Can’t get there from here, I thought. But how to say that in Spanish?

Danny asked him politely in his best university dialect to check again. Now the man sighed through a brief computer search, then told us airily that yes, there was a bus, but it left from San Borja at 6 pm. We stamped our feet and shook our heads in frustration. It was now 6:05. “I told ya so” was in order, but the cabbie was long gone. Danny had been right the whole time. We would try again the next day, on Christmas.

We decided to walk back to San Borja, to check the schedules there and possibly buy our tickets for tomorrow. Which is how we found ourselves toting raw meat and wine through Christmas Eve crowds in the heat of the afternoon.

I felt curiously overdressed in the Southern Hemisphere’s December summer and visualized the melting chicken festering behind my shoulder blades as I led us through the crowds. Santiago is about as far south of the Equator as Los Angeles is north, and the terrain, foliage, and climate were similar. The preponderance of palm trees, Spanish signs, and Latin-looking people made me feel, not for the first time, like I was in California.

The San Borja station was at the back of a giant, multi-level shopping mall. Nearly 20 bus companies offered transportation to a huge array of destinations.

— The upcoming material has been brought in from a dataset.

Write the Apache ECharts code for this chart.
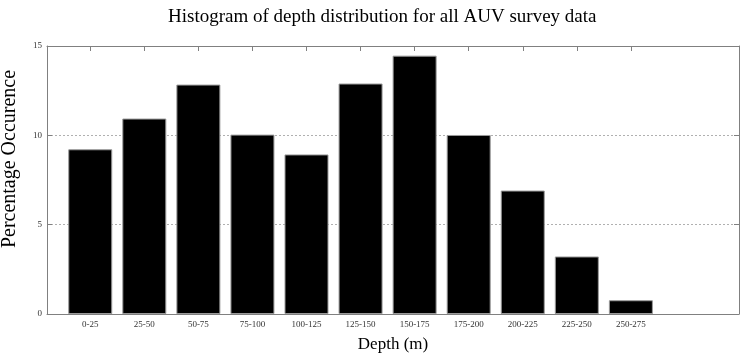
<!DOCTYPE html>
<html>
<head>
<meta charset="utf-8">
<script src="https://cdn.jsdelivr.net/npm/echarts@6/dist/echarts.min.js"></script>
<style>
  html, body { margin: 0; padding: 0; background: #fff; }
  #chart { width: 743px; height: 358px; }
</style>
</head>
<body>
<div id="chart"></div>
<script>
// depth bins (m) and percentage of samples in each
var depthBins = ["0-25", "25-50", "50-75", "75-100", "100-125", "125-150",
  "150-175", "175-200", "200-225", "225-250", "250-275"];
var percentOcc = [9.22, 10.94, 12.84, 10.04, 8.93, 12.9, 14.46, 10.02, 6.91, 3.22, 0.77];
var binPositions = [1, 2, 3, 4, 5, 6, 7, 8, 9, 10, 11];

var myChart = echarts.init(document.getElementById("chart"));
var serif = "'Liberation Serif', 'DejaVu Serif', serif";
var boxColor = "#808080";

var barData = binPositions.map(function (p, i) {
  return [p, percentOcc[i]];
});

function xAxisBox(pos, showLabel) {
  return {
    type: "value",
    position: pos,
    min: 0.2,
    max: 13,
    axisLine: { show: true, onZero: false, lineStyle: { color: boxColor, width: 1 } },
    axisTick: { show: true, inside: true, length: 5, customValues: binPositions, lineStyle: { color: boxColor } },
    axisLabel: {
      show: showLabel,
      customValues: binPositions,
      fontFamily: serif,
      fontSize: 9,
      color: "#333",
      margin: 6,
      formatter: function (v) {
        return depthBins[Math.round(v) - 1];
      },
    },
    splitLine: { show: false },
  };
}

function yAxisBox(pos, showLabel) {
  return {
    type: "value",
    position: pos,
    min: 0,
    max: 15,
    interval: 5,
    axisLine: { show: true, lineStyle: { color: boxColor, width: 1 } },
    axisTick: { show: true, inside: true, length: 5, lineStyle: { color: boxColor } },
    axisLabel: { show: showLabel, fontFamily: serif, fontSize: 9, color: "#333", margin: 5 },
    splitLine: {
      show: showLabel,
      lineStyle: { color: "#b0b0b0", type: [2, 2], width: 1 },
    },
  };
}

var xBottom = xAxisBox("bottom", true);
xBottom.name = "Depth (m)";
xBottom.nameLocation = "middle";
xBottom.nameGap = 22;
xBottom.nameTextStyle = { fontFamily: serif, fontSize: 17, color: "#000", verticalAlign: "top" };

var yLeft = yAxisBox("left", true);
yLeft.name = "Percentage Occurence";
yLeft.nameLocation = "middle";
yLeft.nameGap = 27;
yLeft.nameTextStyle = { fontFamily: serif, fontSize: 20, color: "#000", padding: [0, 0, 0, 42] };

option = {
  animation: false,
  backgroundColor: "#fff",
  title: {
    text: "Histogram of depth distribution for all AUV survey data",
    left: 163,
    top: 3,
    textStyle: { fontFamily: serif, fontSize: 19, fontWeight: "normal", color: "#000" },
  },
  grid: { left: 47, right: 4, top: 46, bottom: 44, outerBoundsMode: "none" },
  xAxis: [xBottom, xAxisBox("top", false)],
  yAxis: [yLeft, yAxisBox("right", false)],
  series: [
    {
      type: "bar",
      xAxisIndex: 0,
      yAxisIndex: 0,
      data: barData,
      barWidth: 44,
      itemStyle: { color: "#000", borderColor: "#9a9a9a", borderWidth: 1 },
    },
  ],
};

myChart.setOption(option);
</script>
</body>
</html>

But there was no centralized display of arrival and departure information, so we had to wait on line and ask the clerk at each booth. Eventually we determined that several companies offered daily trips to Maitencillo from San Borja. We had missed them all and would be spending the rest of Christmas Eve in Santiago. If the cabbie had brought us directly here, we would already have been halfway to the coast.

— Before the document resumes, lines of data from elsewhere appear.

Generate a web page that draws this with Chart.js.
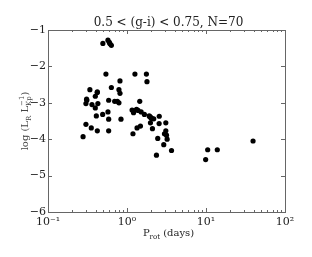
<!DOCTYPE html>
<html>
<head>
<meta charset="utf-8">
<script src="https://cdn.jsdelivr.net/npm/chart.js@4"></script>
<style>
  html, body { margin: 0; padding: 0; background: #fff; }
  #wrap { width: 312px; height: 257px; }
</style>
</head>
<body>
<div id="wrap"><canvas id="chart" width="312" height="257"></canvas></div>
<script>
// rotation period (days) and log luminosity ratio
const periods = [
  0.495, 0.574, 0.598, 0.634, 0.541, 0.815, 0.339, 0.421, 0.634, 0.791,
  0.815, 0.397, 0.308, 0.302, 0.360, 0.428, 0.397, 0.586, 0.698, 0.755,
  0.791, 0.574, 0.492, 0.409, 0.586, 0.839, 0.302, 0.353, 0.421, 0.586,
  0.278, 1.19, 1.26, 1.76, 1.79, 1.45, 1.16, 1.21, 1.32, 1.51,
  1.66, 1.91, 2.01, 2.18, 2.56, 1.98, 2.10, 2.55, 3.10, 1.48,
  1.34, 3.10, 2.98, 3.16, 2.45, 3.22, 2.92, 3.66, 2.36, 10.5,
  13.9, 9.9, 39.4, 1.22, 1.95, 2.05, 0.61, 0.42, 0.31, 1.38
];
const logRatio = [
  -1.37, -1.28, -1.34, -1.42, -2.21, -2.40, -2.64, -2.70, -2.58, -2.64,
  -2.74, -2.82, -2.90, -3.02, -3.05, -3.02, -3.14, -2.93, -2.96, -2.96,
  -3.00, -3.25, -3.32, -3.36, -3.45, -3.45, -3.59, -3.69, -3.77, -3.77,
  -3.93, -3.85, -2.21, -2.21, -2.42, -2.96, -3.20, -3.27, -3.18, -3.25,
  -3.32, -3.36, -3.41, -3.44, -3.37, -3.55, -3.71, -3.57, -3.55, -3.64,
  -3.69, -3.77, -3.85, -3.89, -3.98, -4.00, -4.15, -4.31, -4.44, -4.29,
  -4.29, -4.56, -4.05, -3.22, -3.38, -3.43, -1.38, -2.72, -2.93, -3.21
];
const xTicks = [0.1, 1, 10, 100];
const xTickLabels = ["10\u207B\u00B9", "10\u2070", "10\u00B9", "10\u00B2"];
const yTicks = [-1, -2, -3, -4, -5, -6];
const yTickLabels = ["\u22121", "\u22122", "\u22123", "\u22124", "\u22125", "\u22126"];
const title = "0.5 < (g-i) < 0.75, N=70";

const FONT = "'DejaVu Serif', serif";

// draw text made of runs; sub = subscript, sup = superscript stacked on the same spot
function drawRuns(ctx, runs, x, y, size) {
  let cx = x;
  runs.forEach(r => {
    ctx.font = size + "px " + FONT;
    ctx.fillText(r.t, cx, y);
    let w = ctx.measureText(r.t).width;
    let small = Math.round(size * 0.65);
    ctx.font = small + "px " + FONT;
    let ws = 0;
    if (r.sub) { ctx.fillText(r.sub, cx + w, y + size * 0.3); ws = ctx.measureText(r.sub).width; }
    if (r.sup) { ctx.fillText(r.sup, cx + w, y - size * 0.4); ws = Math.max(ws, ctx.measureText(r.sup).width); }
    cx += w + ws;
  });
  return cx - x;
}
function runsWidth(ctx, runs, size) {
  let w = 0;
  runs.forEach(r => {
    ctx.font = size + "px " + FONT;
    w += ctx.measureText(r.t).width;
    ctx.font = Math.round(size * 0.65) + "px " + FONT;
    let a = r.sub ? ctx.measureText(r.sub).width : 0;
    let b = r.sup ? ctx.measureText(r.sup).width : 0;
    w += Math.max(a, b);
  });
  return w;
}

const axesPlugin = {
  id: "mplAxes",
  afterDraw(chart) {
    const ctx = chart.ctx;
    const a = chart.chartArea;
    const xs = chart.scales.x, ys = chart.scales.y;
    ctx.save();
    ctx.strokeStyle = "#666";
    ctx.lineWidth = 1;
    ctx.strokeRect(Math.round(a.left) + 0.5, Math.round(a.top) + 0.5,
      Math.round(a.right - a.left), Math.round(a.bottom - a.top));

    // x ticks (major + minor, inward, bottom and top)
    ctx.beginPath();
    xTicks.forEach((v, i) => {
      const px = Math.round(xs.getPixelForValue(v)) + 0.5;
      ctx.moveTo(px, a.bottom); ctx.lineTo(px, a.bottom - 4);
      ctx.moveTo(px, a.top); ctx.lineTo(px, a.top + 4);
      if (i < xTicks.length - 1) {
        for (let m = 2; m < 10; m++) {
          const mx = Math.round(xs.getPixelForValue(v * m)) + 0.5;
          ctx.moveTo(mx, a.bottom); ctx.lineTo(mx, a.bottom - 2);
          ctx.moveTo(mx, a.top); ctx.lineTo(mx, a.top + 2);
        }
      }
    });
    yTicks.forEach(v => {
      const py = Math.round(ys.getPixelForValue(v)) + 0.5;
      ctx.moveTo(a.left, py); ctx.lineTo(a.left + 4, py);
      ctx.moveTo(a.right, py); ctx.lineTo(a.right - 4, py);
    });
    ctx.stroke();

    ctx.fillStyle = "#222";
    // y tick labels
    ctx.font = "11px " + FONT;
    ctx.textAlign = "right";
    ctx.textBaseline = "middle";
    yTicks.forEach((v, i) => {
      ctx.fillText(yTickLabels[i], a.left - 2, ys.getPixelForValue(v));
    });
    // x tick labels
    ctx.textAlign = "center";
    ctx.textBaseline = "alphabetic";
    xTicks.forEach((v, i) => {
      ctx.fillText(xTickLabels[i], xs.getPixelForValue(v), a.bottom + 13);
    });

    // title
    ctx.font = "12px " + FONT;
    ctx.fillText(title, (a.left + a.right) / 2 + 2, a.top - 4);

    // x axis label
    ctx.textAlign = "left";
    const xl = [{ t: "P", sub: "rot" }, { t: " (days)" }];
    const xw = runsWidth(ctx, xl, 10);
    drawRuns(ctx, xl, (a.left + a.right) / 2 + 2 - xw / 2, a.bottom + 24, 10);

    // y axis label
    const yl = [{ t: "log (L", sub: "R" }, { t: " L", sub: "Kp", sup: "\u22121" }, { t: ")" }];
    const yw = runsWidth(ctx, yl, 10);
    ctx.translate(28, (a.top + a.bottom) / 2 + 0);
    ctx.rotate(-Math.PI / 2);
    ctx.fillStyle = "#444";
    drawRuns(ctx, yl, -yw / 2, 0, 10);
    ctx.restore();
  }
};

new Chart(document.getElementById("chart"), {
  type: "scatter",
  data: {
    datasets: [{
      data: periods.map((p, i) => ({ x: p, y: logRatio[i] })),
      backgroundColor: "#000",
      borderColor: "#000",
      pointRadius: 2.6,
      borderWidth: 0
    }]
  },
  options: {
    responsive: false,
    animation: false,
    devicePixelRatio: 1,
    layout: { autoPadding: false, padding: { left: 48, right: 27, top: 30, bottom: 45 } },
    plugins: { legend: { display: false }, tooltip: { enabled: false } },
    scales: {
      x: { type: "logarithmic", min: 0.1, max: 100, display: false },
      y: { type: "linear", min: -6, max: -1, display: false }
    }
  },
  plugins: [axesPlugin]
});
</script>
</body>
</html>
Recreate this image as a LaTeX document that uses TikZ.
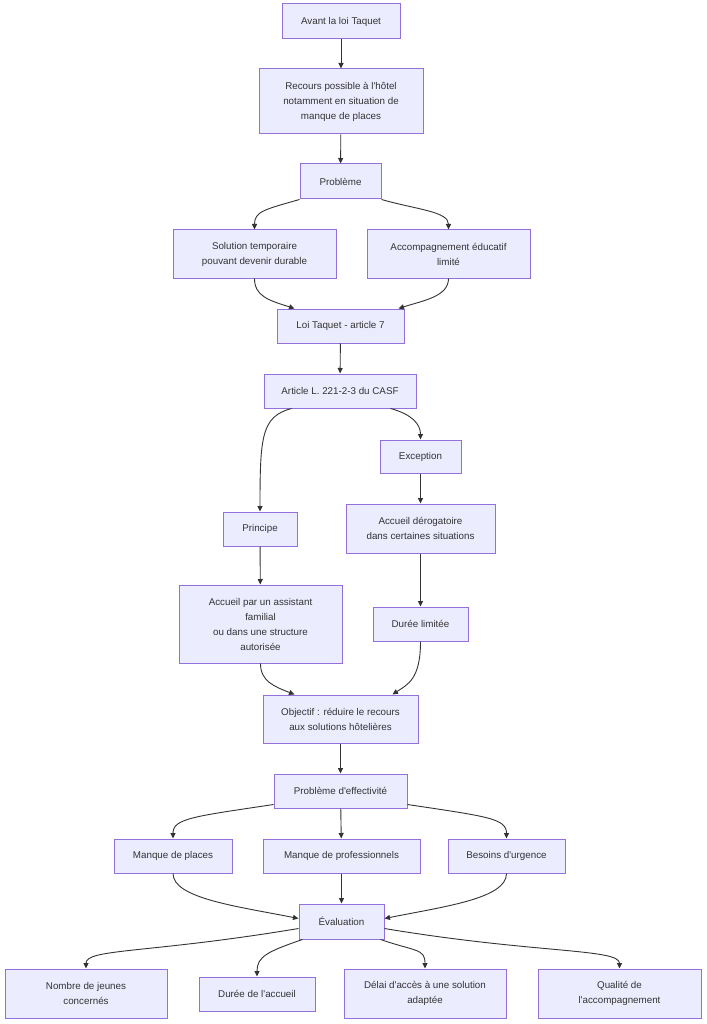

“Chileans will give directions willingly,” Danny told us from experience. “But in an effort to be helpful, they’d rather make something up than admit they don’t know how to get somewhere.”

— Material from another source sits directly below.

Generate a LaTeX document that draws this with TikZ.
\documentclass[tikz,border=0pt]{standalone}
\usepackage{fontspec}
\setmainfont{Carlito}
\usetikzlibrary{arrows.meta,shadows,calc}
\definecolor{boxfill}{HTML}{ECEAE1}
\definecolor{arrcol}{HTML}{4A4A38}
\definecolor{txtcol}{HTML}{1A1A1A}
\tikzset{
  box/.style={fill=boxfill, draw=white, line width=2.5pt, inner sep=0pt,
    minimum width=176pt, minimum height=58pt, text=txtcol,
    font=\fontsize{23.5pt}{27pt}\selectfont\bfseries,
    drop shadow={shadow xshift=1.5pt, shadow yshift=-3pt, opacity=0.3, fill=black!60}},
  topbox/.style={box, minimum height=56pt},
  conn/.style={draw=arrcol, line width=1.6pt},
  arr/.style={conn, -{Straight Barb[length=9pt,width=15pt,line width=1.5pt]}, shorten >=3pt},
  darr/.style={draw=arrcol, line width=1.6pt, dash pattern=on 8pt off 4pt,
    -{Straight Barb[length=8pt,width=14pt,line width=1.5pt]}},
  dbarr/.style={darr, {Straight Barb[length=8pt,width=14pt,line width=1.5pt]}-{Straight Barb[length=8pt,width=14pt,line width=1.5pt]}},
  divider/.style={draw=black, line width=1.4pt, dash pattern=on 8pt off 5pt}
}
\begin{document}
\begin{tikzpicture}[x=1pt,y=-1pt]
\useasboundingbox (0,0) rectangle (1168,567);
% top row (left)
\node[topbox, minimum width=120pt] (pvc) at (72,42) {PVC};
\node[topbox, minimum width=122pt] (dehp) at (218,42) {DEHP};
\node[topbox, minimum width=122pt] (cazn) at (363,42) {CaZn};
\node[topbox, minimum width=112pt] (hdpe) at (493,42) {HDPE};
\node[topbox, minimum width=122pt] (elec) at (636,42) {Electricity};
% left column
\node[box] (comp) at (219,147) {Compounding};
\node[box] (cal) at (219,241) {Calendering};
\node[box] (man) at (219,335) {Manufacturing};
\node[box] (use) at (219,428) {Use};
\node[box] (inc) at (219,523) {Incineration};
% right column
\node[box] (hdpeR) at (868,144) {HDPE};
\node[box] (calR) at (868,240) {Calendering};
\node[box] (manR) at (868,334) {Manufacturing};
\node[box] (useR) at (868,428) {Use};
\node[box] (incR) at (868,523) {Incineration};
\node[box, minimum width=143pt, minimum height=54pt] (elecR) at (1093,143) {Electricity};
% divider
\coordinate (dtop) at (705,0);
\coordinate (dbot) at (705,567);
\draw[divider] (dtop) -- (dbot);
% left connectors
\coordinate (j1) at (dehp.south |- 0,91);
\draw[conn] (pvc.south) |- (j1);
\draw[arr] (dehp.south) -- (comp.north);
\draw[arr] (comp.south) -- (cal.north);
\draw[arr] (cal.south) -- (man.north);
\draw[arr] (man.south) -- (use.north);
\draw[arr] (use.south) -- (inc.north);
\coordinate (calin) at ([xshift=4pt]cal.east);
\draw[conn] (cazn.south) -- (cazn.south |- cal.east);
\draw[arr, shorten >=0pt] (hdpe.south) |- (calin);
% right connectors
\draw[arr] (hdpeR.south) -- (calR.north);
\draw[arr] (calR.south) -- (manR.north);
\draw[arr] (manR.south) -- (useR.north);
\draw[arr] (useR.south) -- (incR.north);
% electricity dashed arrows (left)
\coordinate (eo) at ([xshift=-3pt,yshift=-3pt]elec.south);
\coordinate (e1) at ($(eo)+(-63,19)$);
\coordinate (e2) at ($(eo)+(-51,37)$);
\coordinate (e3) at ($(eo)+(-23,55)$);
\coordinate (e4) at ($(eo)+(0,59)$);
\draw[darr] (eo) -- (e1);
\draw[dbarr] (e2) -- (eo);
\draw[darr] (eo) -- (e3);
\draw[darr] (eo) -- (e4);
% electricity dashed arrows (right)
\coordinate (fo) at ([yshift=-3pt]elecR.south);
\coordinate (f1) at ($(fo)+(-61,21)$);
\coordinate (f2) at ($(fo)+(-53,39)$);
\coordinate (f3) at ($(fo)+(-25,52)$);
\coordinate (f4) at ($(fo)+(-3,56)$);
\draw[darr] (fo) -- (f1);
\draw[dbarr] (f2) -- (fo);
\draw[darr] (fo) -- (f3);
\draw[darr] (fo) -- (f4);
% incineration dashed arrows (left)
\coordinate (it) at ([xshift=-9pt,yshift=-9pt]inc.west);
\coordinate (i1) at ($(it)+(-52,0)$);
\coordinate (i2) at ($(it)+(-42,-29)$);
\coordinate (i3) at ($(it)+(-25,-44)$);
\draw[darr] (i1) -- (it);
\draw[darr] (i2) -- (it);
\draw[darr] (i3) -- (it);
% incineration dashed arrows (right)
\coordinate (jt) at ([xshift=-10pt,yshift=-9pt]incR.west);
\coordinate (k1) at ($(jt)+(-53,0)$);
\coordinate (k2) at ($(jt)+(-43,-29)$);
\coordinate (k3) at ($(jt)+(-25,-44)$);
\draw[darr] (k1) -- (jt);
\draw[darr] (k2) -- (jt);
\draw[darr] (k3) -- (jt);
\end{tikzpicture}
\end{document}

We bought bus tickets for Christmas night, then hopped a cab back to our comfy digs at the Hotel Plaza San Francisco. Since we were only leaving for one night, we hadn’t checked out. The management had jumped to attention when we departed with so much stuff earlier in the day — thinking, I suppose, that we were running out on the bill. They were surprised to see us back that night. I imagined the chicken dripping red blood across the carpet as we entered the blessedly air-conditioned lobby, waved to the desk clerk, and headed for the elevator, but the meat was well sealed and amazingly cool to the touch as I stuffed it into the mini-bar fridge. Our room felt like home.

We did eventually get to Maitencillo the next night without incident, but on Christmas Eve, after our unsuccessful effort to get out of town, our night together in Santiago was a hoot. The three of us had a late dinner in a booth at a fluorescent-lit café down the street from the hotel, the only place still open.

There were few other customers. We played Deuces, while waiting for our food, and Susan and Danny laughed at my usual cosmic density in recalling rules of card games. We devoured Kunstmann beer and a fabulous holiday feast —hamburguesas dinamicas, dynamic burgers, served with ketchup, sauerkraut, avocado (oddly called palta in Chile), and, like most dishes in that part of the world, a mountain of mayo.

We mused about who would be hosting the family that Christmas Eve in Arizona, which cousins we had recent news of, how different this holiday was turning out to be. Talking about family and enjoying each other’s company warmed our evening and made up for missing the bus.

Back on the street, to our wonder, we discovered 50 dancers and a live band in colorful folkloric costumes, including the impossibly nerdy Andean men’s knit caps with long earflaps that tied under the chin. Where had they all come from? I snapped a few pictures as they whirled pompoms on strings and performed tightly synchronized traditional line dances in front of our hotel, then pranced together into the 400-year-old church across the Plaza, the Iglesia San Francisco, for Christmas midnight mass.

The three of us adjourned to the hotel bar and toasted our family 6000 miles away.  Chilean and Argentine wines and holiday wellbeing flowed freely.

It was always great to be together. It didn’t really matter where we were. And even though we hadn’t really gone anywhere that day, it was great to be back.